• [Directions for this task] List each line of the data that holds the string "chart".

• [Dataset]
**********
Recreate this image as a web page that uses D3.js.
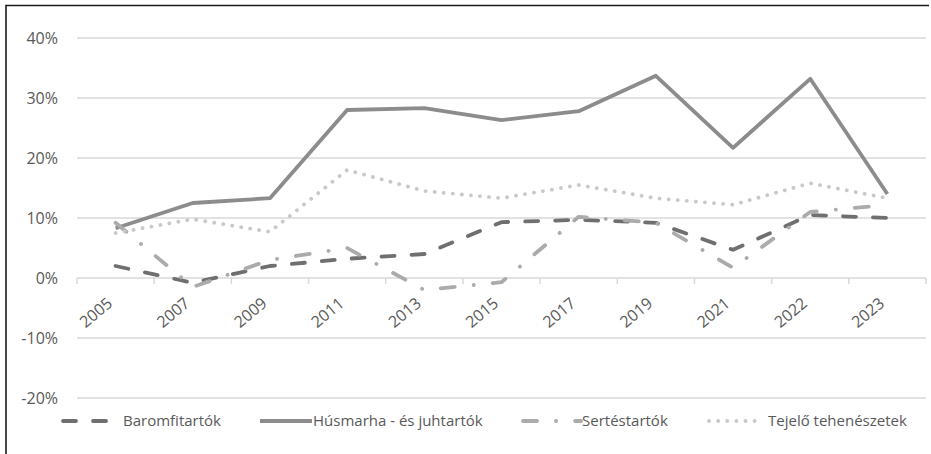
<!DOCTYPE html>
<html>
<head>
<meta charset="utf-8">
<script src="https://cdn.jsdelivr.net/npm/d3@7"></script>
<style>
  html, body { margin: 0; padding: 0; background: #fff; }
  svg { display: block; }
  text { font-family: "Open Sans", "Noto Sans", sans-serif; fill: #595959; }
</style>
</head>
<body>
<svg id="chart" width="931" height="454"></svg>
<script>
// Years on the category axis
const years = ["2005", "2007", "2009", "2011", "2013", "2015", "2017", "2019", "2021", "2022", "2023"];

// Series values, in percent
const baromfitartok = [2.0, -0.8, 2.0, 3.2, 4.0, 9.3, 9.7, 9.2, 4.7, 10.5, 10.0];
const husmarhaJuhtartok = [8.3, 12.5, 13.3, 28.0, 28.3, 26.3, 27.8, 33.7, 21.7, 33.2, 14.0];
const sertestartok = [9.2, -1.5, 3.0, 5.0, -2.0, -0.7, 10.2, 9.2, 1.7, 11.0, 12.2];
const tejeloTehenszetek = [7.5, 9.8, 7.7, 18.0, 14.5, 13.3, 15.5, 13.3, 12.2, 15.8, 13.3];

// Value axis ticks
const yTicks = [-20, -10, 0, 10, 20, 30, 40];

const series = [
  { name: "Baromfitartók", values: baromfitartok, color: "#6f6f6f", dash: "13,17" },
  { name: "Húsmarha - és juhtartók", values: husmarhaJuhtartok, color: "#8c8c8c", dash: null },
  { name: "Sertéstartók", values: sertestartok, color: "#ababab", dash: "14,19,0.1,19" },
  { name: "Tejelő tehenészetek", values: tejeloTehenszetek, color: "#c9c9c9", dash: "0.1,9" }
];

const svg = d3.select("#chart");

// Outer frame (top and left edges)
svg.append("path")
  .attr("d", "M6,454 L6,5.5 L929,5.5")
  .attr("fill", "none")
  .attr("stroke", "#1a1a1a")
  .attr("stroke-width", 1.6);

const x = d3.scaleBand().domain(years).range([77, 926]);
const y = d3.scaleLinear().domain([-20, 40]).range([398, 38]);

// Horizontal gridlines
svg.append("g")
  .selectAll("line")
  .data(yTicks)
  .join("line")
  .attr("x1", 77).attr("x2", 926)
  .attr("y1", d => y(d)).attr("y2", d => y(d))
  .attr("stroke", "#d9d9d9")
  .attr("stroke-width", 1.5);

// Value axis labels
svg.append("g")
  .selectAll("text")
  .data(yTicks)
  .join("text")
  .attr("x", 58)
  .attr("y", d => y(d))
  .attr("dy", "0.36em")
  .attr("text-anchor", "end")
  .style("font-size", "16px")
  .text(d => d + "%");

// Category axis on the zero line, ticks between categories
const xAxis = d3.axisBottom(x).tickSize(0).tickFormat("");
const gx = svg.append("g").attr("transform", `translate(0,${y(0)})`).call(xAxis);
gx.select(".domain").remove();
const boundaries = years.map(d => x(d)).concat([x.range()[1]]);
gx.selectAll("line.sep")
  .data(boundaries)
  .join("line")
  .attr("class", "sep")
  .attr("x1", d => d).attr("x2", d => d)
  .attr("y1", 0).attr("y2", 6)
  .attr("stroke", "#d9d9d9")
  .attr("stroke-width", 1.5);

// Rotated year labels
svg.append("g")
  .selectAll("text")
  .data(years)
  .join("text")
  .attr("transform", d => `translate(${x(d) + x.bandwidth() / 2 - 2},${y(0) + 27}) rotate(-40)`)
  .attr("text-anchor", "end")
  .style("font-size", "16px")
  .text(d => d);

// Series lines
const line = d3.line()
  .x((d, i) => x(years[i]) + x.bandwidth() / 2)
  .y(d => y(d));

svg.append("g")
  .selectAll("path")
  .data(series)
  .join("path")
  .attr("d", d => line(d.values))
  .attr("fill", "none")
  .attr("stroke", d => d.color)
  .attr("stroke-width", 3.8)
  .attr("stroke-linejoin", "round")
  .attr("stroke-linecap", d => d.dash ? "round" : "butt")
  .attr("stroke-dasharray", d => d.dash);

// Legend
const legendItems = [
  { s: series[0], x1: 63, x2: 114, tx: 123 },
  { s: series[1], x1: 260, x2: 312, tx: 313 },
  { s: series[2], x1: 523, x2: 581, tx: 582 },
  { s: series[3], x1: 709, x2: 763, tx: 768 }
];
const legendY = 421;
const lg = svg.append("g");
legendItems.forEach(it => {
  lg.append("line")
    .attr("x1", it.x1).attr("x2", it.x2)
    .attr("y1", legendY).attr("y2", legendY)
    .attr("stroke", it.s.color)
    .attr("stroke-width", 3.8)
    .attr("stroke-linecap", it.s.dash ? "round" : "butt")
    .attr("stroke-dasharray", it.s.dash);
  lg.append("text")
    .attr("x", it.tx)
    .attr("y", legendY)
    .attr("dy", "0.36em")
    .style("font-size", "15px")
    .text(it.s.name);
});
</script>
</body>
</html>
**********
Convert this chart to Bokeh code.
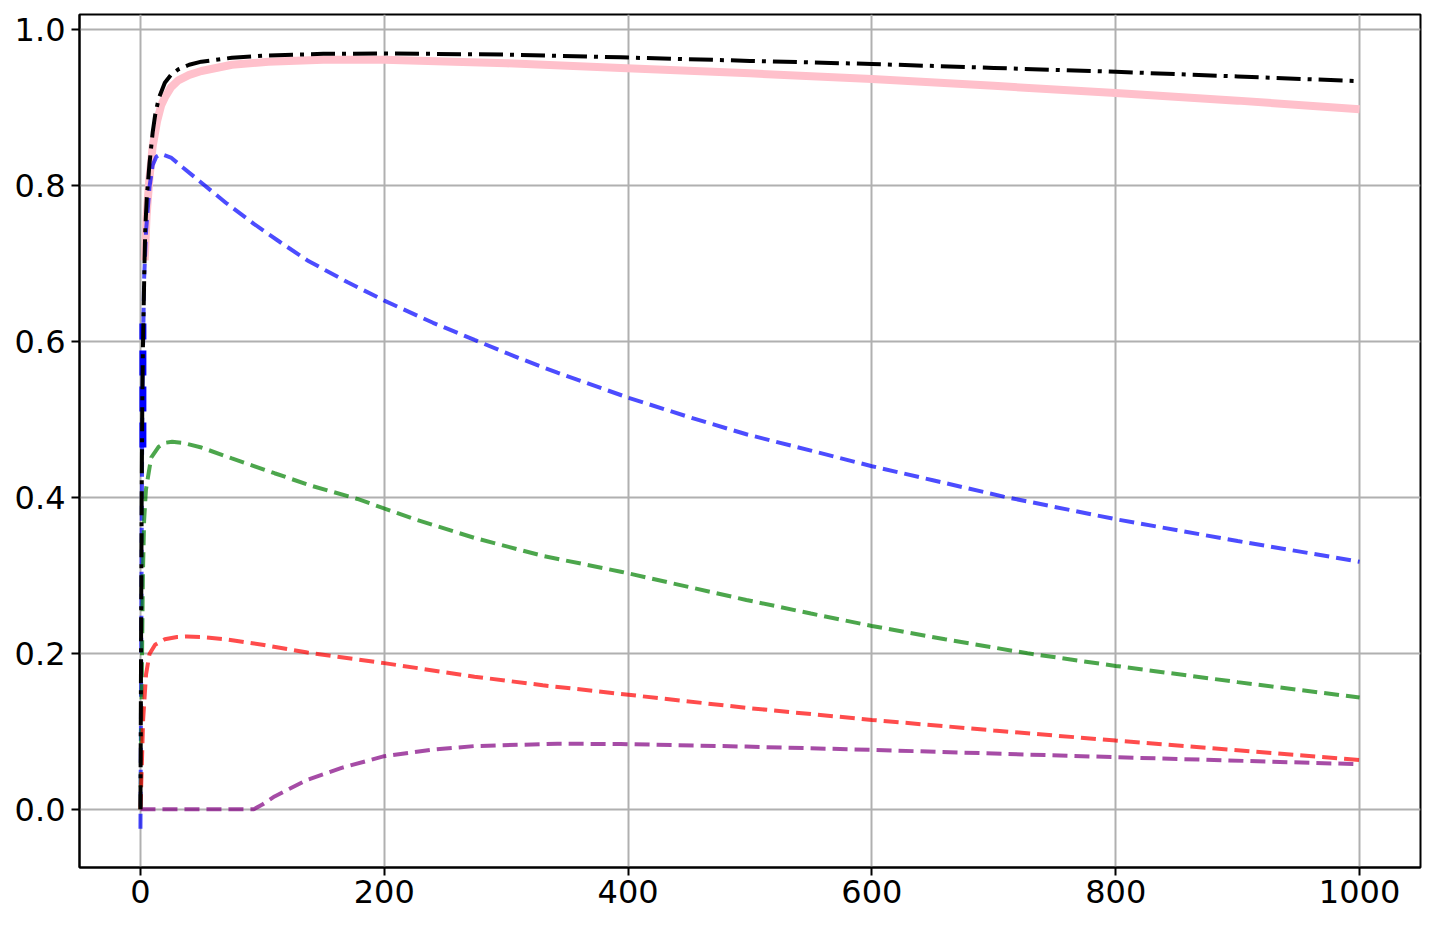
**********
• [Written answer]
<svg id="chart" width="931" height="454"></svg>
const svg = d3.select("#chart");
Convert this chart to Bokeh code.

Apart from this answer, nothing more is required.